Monday, November 23, 2009

Kayak Instructor Dies in UK River Accident

This is republished from The Guardian (UK):

The canoeist who died in Devon after becoming trapped in a swollen river was an extremely experienced kayak instructor, it has emerged.

Two friends desperately tried to keep Chris Wheeler's head above the water when he became pinned against a tree in the river Dart, but he had died by the time rescuers got there.

In Brecon, mid Wales, the emergency services continued to search today for a 21-year-old woman who fell into the river Usk. Police were still trying to establish how the accident happened but said the banks were slippy and dangerous.

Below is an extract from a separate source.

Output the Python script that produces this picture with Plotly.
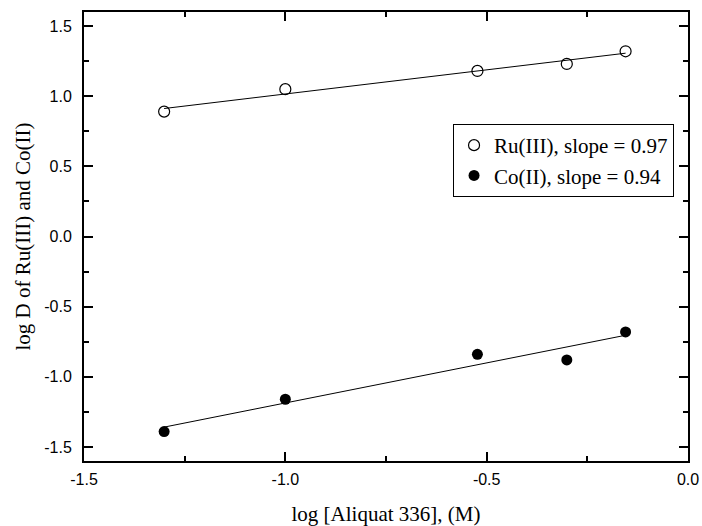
import numpy as np
import plotly.graph_objects as go

# Data
log_aliquat = [-1.301, -1.0, -0.523, -0.301, -0.155]
ru_logD = [0.89, 1.05, 1.18, 1.23, 1.32]
co_logD = [-1.39, -1.16, -0.84, -0.88, -0.68]
ru_label = "Ru(III), slope = 0.97"
co_label = "Co(II), slope = 0.94"
x_ticks = [-1.5, -1.0, -0.5, 0.0]
y_ticks = [-1.5, -1.0, -0.5, 0.0, 0.5, 1.0, 1.5]

serif = "Liberation Serif, Times New Roman, serif"
sans = "Liberation Sans, Arial, sans-serif"

def fit(xs, ys):
    xs = np.array(xs)
    m, b = np.polyfit(xs, np.array(ys), 1)
    xl = np.array([xs.min(), xs.max()])
    return xl, m * xl + b

fig = go.Figure()
for ys in (ru_logD, co_logD):
    fx, fy = fit(log_aliquat, ys)
    fig.add_trace(go.Scatter(x=fx, y=fy, mode="lines", line=dict(color="black", width=1),
                             showlegend=False, hoverinfo="skip"))

fig.add_trace(go.Scatter(x=log_aliquat, y=ru_logD, mode="markers", name=ru_label,
                         marker=dict(symbol="circle-open", size=11, color="black",
                                     line=dict(width=1.2, color="black"))))
fig.add_trace(go.Scatter(x=log_aliquat, y=co_logD, mode="markers", name=co_label,
                         marker=dict(symbol="circle", size=11, color="black")))

axis_common = dict(
    showline=True, linecolor="black", linewidth=2, mirror="ticks",
    ticks="inside", ticklen=9, tickwidth=1.5, tickcolor="black",
    showgrid=False, zeroline=False, automargin=False,
    tickfont=dict(family=sans, size=16, color="black"),
    minor=dict(ticks="inside", ticklen=5, tickwidth=1.5, tickcolor="black", dtick=0.25, showgrid=False),
)

fig.update_xaxes(range=[-1.5, 0.0], tickvals=x_ticks, ticktext=[f"{v:.1f}" for v in x_ticks],
                 ticklabelstandoff=3,
                 title=dict(text="log [Aliquat 336], (M)", font=dict(family=serif, size=21, color="black"), standoff=20),
                 **axis_common)
fig.update_yaxes(range=[-1.6, 1.6], tickvals=y_ticks, ticktext=[f"{v:.1f}" for v in y_ticks],
                 ticklabelstandoff=7,
                 title=dict(text="log D of Ru(III) and Co(II)", font=dict(family=serif, size=21, color="black"), standoff=8),
                 **axis_common)

fig.update_layout(
    width=702, height=526,
    margin=dict(l=84, r=14, t=12, b=65),
    plot_bgcolor="white", paper_bgcolor="white",
    legend=dict(x=0.611, y=0.7506, xanchor="left", yanchor="top",
                bordercolor="black", borderwidth=1, bgcolor="white",
                font=dict(family=serif, size=21, color="black"),
                itemwidth=30, tracegroupgap=0),
)

fig.write_html("out.html")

Wheeler, 46, a chartered surveyor and kayak instructor from Reading, got into difficulty after 30mm of rain fell in just three hours last night. The part of the river he died in is popular with canoeists but hazardous when in spate. His two colleagues were pulled from the water and airlifted to hospital suffering from the effects of hypothermia but were later discharged.

A spokesman for Devon and Somerset fire and rescue service said: "The spot was a five-mile walk from any road and it took fire crews around two hours to find them."

Wheeler, nicknamed Magic Knees after he dislocated both knees in an accident at a waterfall, had been canoeing for 25 years and regularly contributed articles to the Canoe and Kayak UK magazine. In the last few years, he had canoed in Bolivia, India, Vietnam, Costa Rica, Canada, USA and Norway.